**Exercise:**
Reproduce the listing exactly, with no pictures in your copy.

**Dataset extract:**
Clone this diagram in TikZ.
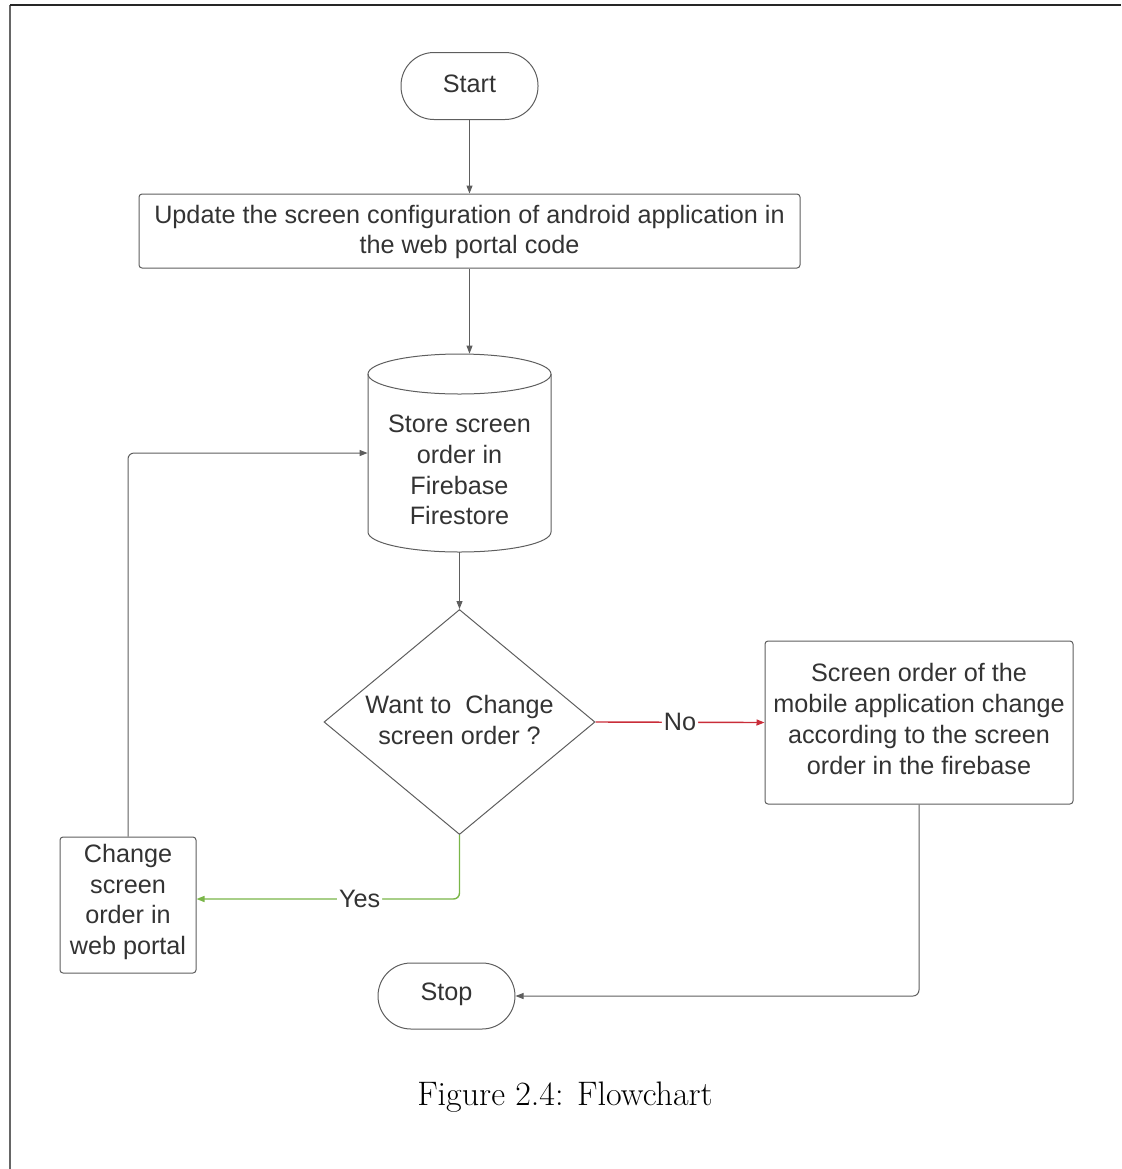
\documentclass[tikz,border=0pt]{standalone}
\usepackage{fontspec}
\newfontfamily\lsans{Liberation Sans}
\usetikzlibrary{arrows.meta,shapes.geometric}
\definecolor{txt}{HTML}{333333}
\definecolor{ln}{HTML}{5E5E5E}
\definecolor{redln}{HTML}{C92D39}
\definecolor{grnln}{HTML}{7AB648}
\begin{document}
\begin{tikzpicture}[x=0.5pt,y=-0.5pt,
  every node/.style={font=\lsans\fontsize{12.6}{15.35}\selectfont, text=txt, align=center, inner sep=0pt},
  box/.style={draw=ln, line width=0.5pt, rounded corners=1.5pt},
  term/.style={draw=ln, line width=0.5pt, rounded corners=16.5pt, minimum width=68.5pt, minimum height=33.5pt},
  conn/.style={draw=ln, line width=0.5pt, -{Triangle[length=4pt,width=3pt]}, rounded corners=3pt},
  lbl/.style={fill=white, inner sep=1pt}
]
\useasboundingbox (0,0) rectangle (1121,1169);
% frame
\draw[line width=1pt, black!60] (10,1169) -- (10,5);
\draw[line width=1pt, black!85] (10,5) -- (1121,5);

\node[term] (start) at (469.5,86) {};
\node (starttext) at (469.5,84) {Start};
\node[box, minimum width=330.5pt, minimum height=37pt] (proc) at (469.5,231) {};
\node (proctext) at (469.5,232)
  {Update the screen configuration of android application in\\the web portal code};

% cylinder
\node[minimum width=91.5pt, minimum height=99pt] (cyl) at (459.5,453) {};
\draw[ln, line width=0.5pt] (459.5,374) ellipse [x radius=45.75pt, y radius=10pt];
\draw[ln, line width=0.5pt] (368,374) -- (368,532)
  arc[start angle=180, end angle=360, x radius=45.75pt, y radius=10pt] -- (551,374);
\node (cyltext) at (459.5,470) {Store screen\\order in\\Firebase\\Firestore};

% decision
\node[diamond, draw=ln, line width=0.5pt, minimum width=135.5pt, minimum height=112.5pt, inner sep=0pt] (dec) at (459.5,722) {};
\node (dectext) at (459.5,720) {Want to\ \ Change\\screen order ?};

\node[box, minimum width=154pt, minimum height=81.5pt] (res) at (919,722.5) {};
\node (restext) at (919,719)
  {Screen order of the\\mobile application change\\according to the screen\\order in the firebase};
\node[term, minimum height=33pt] (stop) at (446.5,996) {};
\node (stoptext) at (446.5,994) {Stop};
\node[box, minimum width=68pt, minimum height=68pt] (chg) at (128,905) {};
\node (chgtext) at (128,902) {Change\\screen\\order in\\web portal};

% connectors
\draw[conn] (start) -- (proc);
\draw[conn] (proc.south) -- (proc.south |- cyl.north);
\draw[conn] (cyl.south) -- (dec.north);
\draw[conn, draw=redln, line width=0.7pt] (dec.east) -- node[lbl]{No} (res.west);
\draw[conn, draw=grnln, line width=0.7pt] (dec.south) |- node[lbl, pos=0.69]{Yes} ([yshift=3pt]chg.east);
\draw[conn] (res.south) |- (stop.east);
\draw[conn] (chg.north) |- (cyl.west);

\node[font=\fontsize{17}{20}\selectfont, text=black] (cap) at (565,1097) {Figure 2.4: Flowchart};
\end{tikzpicture}
\end{document}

**Solution:**
Clone this diagram in TikZ.
\documentclass[tikz,border=0pt]{standalone}
\usepackage{fontspec}
\newfontfamily\lsans{Liberation Sans}
\usetikzlibrary{arrows.meta,shapes.geometric}
\definecolor{txt}{HTML}{333333}
\definecolor{ln}{HTML}{5E5E5E}
\definecolor{redln}{HTML}{C92D39}
\definecolor{grnln}{HTML}{7AB648}
\begin{document}
\begin{tikzpicture}[x=0.5pt,y=-0.5pt,
  every node/.style={font=\lsans\fontsize{12.6}{15.35}\selectfont, text=txt, align=center, inner sep=0pt},
  box/.style={draw=ln, line width=0.5pt, rounded corners=1.5pt},
  term/.style={draw=ln, line width=0.5pt, rounded corners=16.5pt, minimum width=68.5pt, minimum height=33.5pt},
  conn/.style={draw=ln, line width=0.5pt, -{Triangle[length=4pt,width=3pt]}, rounded corners=3pt},
  lbl/.style={fill=white, inner sep=1pt}
]
\useasboundingbox (0,0) rectangle (1121,1169);
% frame
\draw[line width=1pt, black!60] (10,1169) -- (10,5);
\draw[line width=1pt, black!85] (10,5) -- (1121,5);

\node[term] (start) at (469.5,86) {};
\node (starttext) at (469.5,84) {Start};
\node[box, minimum width=330.5pt, minimum height=37pt] (proc) at (469.5,231) {};
\node (proctext) at (469.5,232)
  {Update the screen configuration of android application in\\the web portal code};

% cylinder
\node[minimum width=91.5pt, minimum height=99pt] (cyl) at (459.5,453) {};
\draw[ln, line width=0.5pt] (459.5,374) ellipse [x radius=45.75pt, y radius=10pt];
\draw[ln, line width=0.5pt] (368,374) -- (368,532)
  arc[start angle=180, end angle=360, x radius=45.75pt, y radius=10pt] -- (551,374);
\node (cyltext) at (459.5,470) {Store screen\\order in\\Firebase\\Firestore};

% decision
\node[diamond, draw=ln, line width=0.5pt, minimum width=135.5pt, minimum height=112.5pt, inner sep=0pt] (dec) at (459.5,722) {};
\node (dectext) at (459.5,720) {Want to\ \ Change\\screen order ?};

\node[box, minimum width=154pt, minimum height=81.5pt] (res) at (919,722.5) {};
\node (restext) at (919,719)
  {Screen order of the\\mobile application change\\according to the screen\\order in the firebase};
\node[term, minimum height=33pt] (stop) at (446.5,996) {};
\node (stoptext) at (446.5,994) {Stop};
\node[box, minimum width=68pt, minimum height=68pt] (chg) at (128,905) {};
\node (chgtext) at (128,902) {Change\\screen\\order in\\web portal};

% connectors
\draw[conn] (start) -- (proc);
\draw[conn] (proc.south) -- (proc.south |- cyl.north);
\draw[conn] (cyl.south) -- (dec.north);
\draw[conn, draw=redln, line width=0.7pt] (dec.east) -- node[lbl]{No} (res.west);
\draw[conn, draw=grnln, line width=0.7pt] (dec.south) |- node[lbl, pos=0.69]{Yes} ([yshift=3pt]chg.east);
\draw[conn] (res.south) |- (stop.east);
\draw[conn] (chg.north) |- (cyl.west);

\node[font=\fontsize{17}{20}\selectfont, text=black] (cap) at (565,1097) {Figure 2.4: Flowchart};
\end{tikzpicture}
\end{document}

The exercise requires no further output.